An exception which may prove applicable to this case is found in Cal.U. C.C. § 2716(1). That statute provides that in an action for breach of contract a buyer may be entitled to specific performance "where the goods are unique or in other proper circumstances." Cal.U.C.C. § 2716(1) (West 1964). In connection with its claim for interim damages for lost profits from the time of the breach Copylease argues strongly that it could not reasonably have covered by obtaining an alternative source of toner because the other brands of toner are distinctly inferior to the Memorex product. If the evidence at the hearing supports this claim, it may well be that Copylease faces the same difficulty in finding a permanent alternative supplier.
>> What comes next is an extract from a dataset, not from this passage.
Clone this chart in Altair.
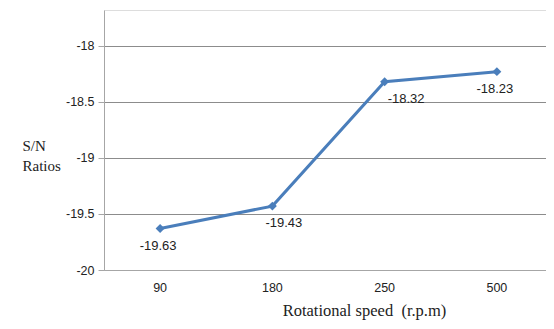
import altair as alt
import pandas as pd

speeds = ["90", "180", "250", "500"]
sn_ratios = [-19.63, -19.43, -18.32, -18.23]
labels = ["-19.63", "-19.43", "-18.32", "-18.23"]
y_ticks = [-20, -19.5, -19, -18.5, -18]

df = pd.DataFrame({"speed": speeds, "sn": sn_ratios, "label": labels})

x = alt.X("speed:N", sort=speeds,
          scale=alt.Scale(type="band", paddingInner=0, paddingOuter=0, range=[0, 449]),
          axis=alt.Axis(title="Rotational speed\u00a0 (r.p.m)", labelAngle=0,
                        ticks=False, domain=True, domainColor="#a6a6a6",
                        labelFont="Liberation Sans", labelFontSize=12.5,
                        labelColor="#222", labelPadding=11,
                        titleFont="Liberation Serif", titleFontSize=16.5,
                        titleFontWeight="normal", titleColor="#222",
                        titleX=260, titleY=40, titleBaseline="middle"))
y = alt.Y("sn:Q", scale=alt.Scale(domain=[-20, -17.68], nice=False, zero=False),
          axis=alt.Axis(title=["S/N", "Ratios"], values=y_ticks, grid=True,
                        gridColor="#8c8c8c", gridWidth=1, domainColor="#a6a6a6",
                        tickColor="#a6a6a6", tickSize=6, labelPadding=4,
                        labelFont="Liberation Sans", labelFontSize=12.5,
                        labelColor="#222", labelExpr="'' + datum.value",
                        titleFont="Liberation Serif", titleFontSize=15,
                        titleFontWeight="normal", titleColor="#222",
                        titleAngle=0, titleAlign="left", titleBaseline="middle",
                        titleX=-82, titleY=135, titleLineHeight=20))

base = alt.Chart(df)
line = base.mark_line(color="#4a7ebb", strokeWidth=3).encode(x=x, y=y)
pts = base.mark_point(shape="diamond", filled=True, size=80, color="#4a7ebb",
                      opacity=1).encode(x=x, y=y)

txt_style = dict(font="Liberation Sans", fontSize=13, color="#222", baseline="middle")
t_center = base.transform_filter(
    alt.FieldOneOfPredicate(field="speed", oneOf=["90", "500"])
).mark_text(dy=17, dx=-2, align="center", **txt_style).encode(x=x, y=y, text="label:N")
t_180 = base.transform_filter(
    alt.FieldEqualPredicate(field="speed", equal="180")
).mark_text(dy=17, dx=-7, align="left", **txt_style).encode(x=x, y=y, text="label:N")
t_250 = base.transform_filter(
    alt.FieldEqualPredicate(field="speed", equal="250")
).mark_text(dy=17, dx=3, align="left", **txt_style).encode(x=x, y=y, text="label:N")

chart = alt.layer(line, pts, t_center, t_180, t_250).properties(
    width=442, height=260,
    autosize=alt.AutoSizeParams(type="none"),
    padding={"left": 96, "top": 2, "right": 0, "bottom": 51},
).configure_view(stroke=None).configure(background="white")

chart.save("out.html", embed_options={"renderer": "svg", "actions": False})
If so, the Official Comment to § 2716 suggests that a grant of specific performance may be in order:

"Specific performance is no longer limited to goods which are already specific or ascertained at the time of contracting. The test of uniqueness under this section must be made in terms of the total situation which characterizes the contract. Output and requirements contracts involving a particular or peculiarly available source or market present today the typical commercial specific performance situation . . . However, uniqueness is not the sole basis of the remedy under this section for the relief may also be granted `in other proper circumstances' and inability to cover is strong evidence of `other proper circumstances." Cal.U.C.C. § 2716, Comment 2 (West 1964). (emphasis added)

If Copylease has no adequate alternative source of toner the Memorex product might be considered "unique" for purposes of § 2716, or the situation might present an example of "other proper circumstances" *760 in which specific performance would be appropriate.
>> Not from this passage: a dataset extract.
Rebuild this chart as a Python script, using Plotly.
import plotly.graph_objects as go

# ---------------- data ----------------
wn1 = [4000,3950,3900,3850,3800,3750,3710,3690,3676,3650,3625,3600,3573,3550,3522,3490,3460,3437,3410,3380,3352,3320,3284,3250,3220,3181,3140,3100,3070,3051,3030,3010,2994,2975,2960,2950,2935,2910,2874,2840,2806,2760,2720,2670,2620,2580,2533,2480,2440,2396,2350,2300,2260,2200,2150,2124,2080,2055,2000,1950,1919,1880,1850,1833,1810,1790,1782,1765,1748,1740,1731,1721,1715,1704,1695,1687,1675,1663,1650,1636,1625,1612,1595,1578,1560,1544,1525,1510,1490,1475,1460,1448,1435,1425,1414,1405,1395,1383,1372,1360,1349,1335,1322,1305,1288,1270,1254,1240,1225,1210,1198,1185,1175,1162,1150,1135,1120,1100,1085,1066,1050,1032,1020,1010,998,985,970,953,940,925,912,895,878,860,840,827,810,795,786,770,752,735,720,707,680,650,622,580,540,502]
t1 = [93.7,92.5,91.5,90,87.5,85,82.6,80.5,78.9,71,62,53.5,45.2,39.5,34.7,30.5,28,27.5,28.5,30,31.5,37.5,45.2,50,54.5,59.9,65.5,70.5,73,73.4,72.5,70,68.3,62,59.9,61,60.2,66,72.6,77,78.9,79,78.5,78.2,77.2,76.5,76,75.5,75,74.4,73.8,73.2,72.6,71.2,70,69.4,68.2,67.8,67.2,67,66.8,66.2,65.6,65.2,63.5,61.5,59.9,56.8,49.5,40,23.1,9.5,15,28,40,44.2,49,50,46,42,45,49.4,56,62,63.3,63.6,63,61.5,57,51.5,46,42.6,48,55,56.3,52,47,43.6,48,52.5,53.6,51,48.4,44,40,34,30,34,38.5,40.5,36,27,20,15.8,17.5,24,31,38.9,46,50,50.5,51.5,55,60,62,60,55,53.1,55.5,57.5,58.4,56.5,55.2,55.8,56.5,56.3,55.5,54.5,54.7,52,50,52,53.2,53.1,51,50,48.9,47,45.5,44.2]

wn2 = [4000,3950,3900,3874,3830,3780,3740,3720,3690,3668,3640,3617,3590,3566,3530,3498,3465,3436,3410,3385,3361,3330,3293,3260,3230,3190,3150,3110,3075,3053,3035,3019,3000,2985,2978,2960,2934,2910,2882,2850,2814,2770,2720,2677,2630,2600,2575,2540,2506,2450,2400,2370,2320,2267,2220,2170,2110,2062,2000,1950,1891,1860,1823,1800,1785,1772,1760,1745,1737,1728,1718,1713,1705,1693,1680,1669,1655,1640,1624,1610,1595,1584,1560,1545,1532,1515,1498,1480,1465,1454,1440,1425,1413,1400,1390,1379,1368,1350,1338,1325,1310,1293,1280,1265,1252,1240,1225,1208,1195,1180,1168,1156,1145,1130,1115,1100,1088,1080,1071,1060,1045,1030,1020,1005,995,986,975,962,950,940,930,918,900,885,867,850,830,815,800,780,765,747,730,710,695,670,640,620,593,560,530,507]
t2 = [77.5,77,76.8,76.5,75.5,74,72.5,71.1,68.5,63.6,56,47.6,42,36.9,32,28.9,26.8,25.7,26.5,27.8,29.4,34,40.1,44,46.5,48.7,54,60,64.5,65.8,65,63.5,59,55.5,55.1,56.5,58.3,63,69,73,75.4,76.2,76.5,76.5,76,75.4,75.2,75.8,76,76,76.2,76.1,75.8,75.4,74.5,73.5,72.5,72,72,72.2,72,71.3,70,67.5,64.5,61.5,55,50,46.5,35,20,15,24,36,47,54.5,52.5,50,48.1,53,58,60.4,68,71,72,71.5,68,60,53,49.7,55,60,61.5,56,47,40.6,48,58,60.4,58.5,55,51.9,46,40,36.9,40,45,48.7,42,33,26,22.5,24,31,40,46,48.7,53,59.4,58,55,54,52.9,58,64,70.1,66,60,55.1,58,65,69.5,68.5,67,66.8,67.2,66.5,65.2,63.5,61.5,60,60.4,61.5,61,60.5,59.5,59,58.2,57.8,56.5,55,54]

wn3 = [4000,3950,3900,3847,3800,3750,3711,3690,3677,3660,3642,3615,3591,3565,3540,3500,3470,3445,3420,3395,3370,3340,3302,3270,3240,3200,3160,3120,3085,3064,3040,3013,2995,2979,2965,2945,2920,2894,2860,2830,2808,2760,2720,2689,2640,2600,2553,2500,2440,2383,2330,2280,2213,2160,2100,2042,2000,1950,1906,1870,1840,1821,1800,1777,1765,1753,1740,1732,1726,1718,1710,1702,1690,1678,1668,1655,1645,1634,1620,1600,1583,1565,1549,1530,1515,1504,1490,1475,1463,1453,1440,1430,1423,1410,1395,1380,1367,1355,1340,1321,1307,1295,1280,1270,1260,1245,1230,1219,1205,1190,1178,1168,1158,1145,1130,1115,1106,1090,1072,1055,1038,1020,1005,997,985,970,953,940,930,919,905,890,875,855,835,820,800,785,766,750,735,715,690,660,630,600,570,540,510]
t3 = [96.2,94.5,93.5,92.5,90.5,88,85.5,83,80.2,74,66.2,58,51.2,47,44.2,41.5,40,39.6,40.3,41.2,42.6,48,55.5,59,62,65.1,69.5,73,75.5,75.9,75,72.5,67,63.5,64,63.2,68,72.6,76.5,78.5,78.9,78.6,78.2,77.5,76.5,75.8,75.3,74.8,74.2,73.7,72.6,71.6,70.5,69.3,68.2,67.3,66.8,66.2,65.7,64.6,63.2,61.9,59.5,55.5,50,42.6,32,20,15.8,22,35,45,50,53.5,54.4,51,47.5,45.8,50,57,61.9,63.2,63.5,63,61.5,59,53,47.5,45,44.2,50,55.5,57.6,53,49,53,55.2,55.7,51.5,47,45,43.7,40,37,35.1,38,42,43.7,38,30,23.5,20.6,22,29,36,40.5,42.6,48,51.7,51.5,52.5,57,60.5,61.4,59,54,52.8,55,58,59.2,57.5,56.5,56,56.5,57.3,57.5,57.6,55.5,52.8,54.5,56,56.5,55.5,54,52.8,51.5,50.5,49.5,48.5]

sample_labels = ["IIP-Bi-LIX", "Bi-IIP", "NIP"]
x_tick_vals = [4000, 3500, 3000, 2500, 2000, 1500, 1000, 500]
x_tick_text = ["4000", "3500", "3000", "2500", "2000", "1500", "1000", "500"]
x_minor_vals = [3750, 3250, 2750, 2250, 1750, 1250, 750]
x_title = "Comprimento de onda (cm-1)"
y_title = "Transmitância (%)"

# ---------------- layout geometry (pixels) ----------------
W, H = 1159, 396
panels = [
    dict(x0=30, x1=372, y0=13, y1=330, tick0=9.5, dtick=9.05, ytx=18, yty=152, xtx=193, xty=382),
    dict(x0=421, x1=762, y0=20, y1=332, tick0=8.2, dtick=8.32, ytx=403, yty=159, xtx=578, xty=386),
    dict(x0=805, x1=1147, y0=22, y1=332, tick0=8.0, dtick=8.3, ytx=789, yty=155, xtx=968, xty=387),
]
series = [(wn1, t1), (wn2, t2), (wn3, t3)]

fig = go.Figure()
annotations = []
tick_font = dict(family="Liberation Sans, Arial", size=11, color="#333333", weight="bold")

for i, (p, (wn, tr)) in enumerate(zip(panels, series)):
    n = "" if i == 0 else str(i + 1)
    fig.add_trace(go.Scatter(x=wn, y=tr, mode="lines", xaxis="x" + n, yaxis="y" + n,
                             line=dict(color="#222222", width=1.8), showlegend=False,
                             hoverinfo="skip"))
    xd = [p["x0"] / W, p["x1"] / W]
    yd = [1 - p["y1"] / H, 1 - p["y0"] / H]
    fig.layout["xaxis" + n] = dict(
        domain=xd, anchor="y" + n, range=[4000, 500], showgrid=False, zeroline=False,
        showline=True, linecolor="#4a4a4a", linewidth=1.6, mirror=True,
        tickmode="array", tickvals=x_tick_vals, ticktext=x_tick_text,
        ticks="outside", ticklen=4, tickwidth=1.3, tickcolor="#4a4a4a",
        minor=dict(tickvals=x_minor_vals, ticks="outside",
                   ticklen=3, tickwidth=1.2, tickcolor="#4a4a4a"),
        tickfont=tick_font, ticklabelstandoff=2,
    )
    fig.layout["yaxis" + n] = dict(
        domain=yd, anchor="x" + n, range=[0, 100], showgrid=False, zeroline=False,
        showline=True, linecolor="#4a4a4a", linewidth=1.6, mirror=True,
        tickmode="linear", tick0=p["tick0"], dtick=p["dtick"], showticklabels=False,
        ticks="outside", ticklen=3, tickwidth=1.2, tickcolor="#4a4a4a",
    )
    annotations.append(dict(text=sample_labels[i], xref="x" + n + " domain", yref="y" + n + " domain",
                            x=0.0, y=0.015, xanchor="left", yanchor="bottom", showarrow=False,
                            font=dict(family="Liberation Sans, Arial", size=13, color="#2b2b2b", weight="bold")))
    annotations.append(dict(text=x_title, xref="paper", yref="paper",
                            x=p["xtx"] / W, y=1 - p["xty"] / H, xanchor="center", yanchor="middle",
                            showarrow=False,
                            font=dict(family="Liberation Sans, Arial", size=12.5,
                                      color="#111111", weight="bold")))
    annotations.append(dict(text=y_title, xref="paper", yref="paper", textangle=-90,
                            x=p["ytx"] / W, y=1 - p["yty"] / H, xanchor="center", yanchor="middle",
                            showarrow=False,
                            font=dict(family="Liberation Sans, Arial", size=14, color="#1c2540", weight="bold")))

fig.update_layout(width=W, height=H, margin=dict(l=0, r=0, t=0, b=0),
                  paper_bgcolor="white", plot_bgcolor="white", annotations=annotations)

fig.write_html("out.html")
If such a showing is made it will be necessary to reconcile California's policy against ordering specific performance of contracts which provide for continuing acts or an ongoing relationship with § 2716 of the Code. Although we recognize that the statute does not require specific performance, the quoted portion of the Official Comment seems clearly to suggest that where a contract calls for continuing sale of unique or "noncoverable" goods this provision should be considered an exception to the general proscription. Output and requirements contracts, explicitly cited as examples of situations in which specific performance may be appropriate, by their nature call for a series of continuing acts and an ongoing relationship. Thus, the drafters seem to have contemplated that at least in some circumstances specific performance will issue contrary to the historical reluctance to grant such relief in these situations. If, at the hearing, Copylease makes a showing that it meets the requirements of § 2716, the sensible approach would be to measure, with the particulars of this contract in mind, the uniqueness or degree of difficulty in covering against the difficulties of enforcement which have caused courts to refrain from granting specific performance. It would be premature to speculate on the outcome of such analysis in this case.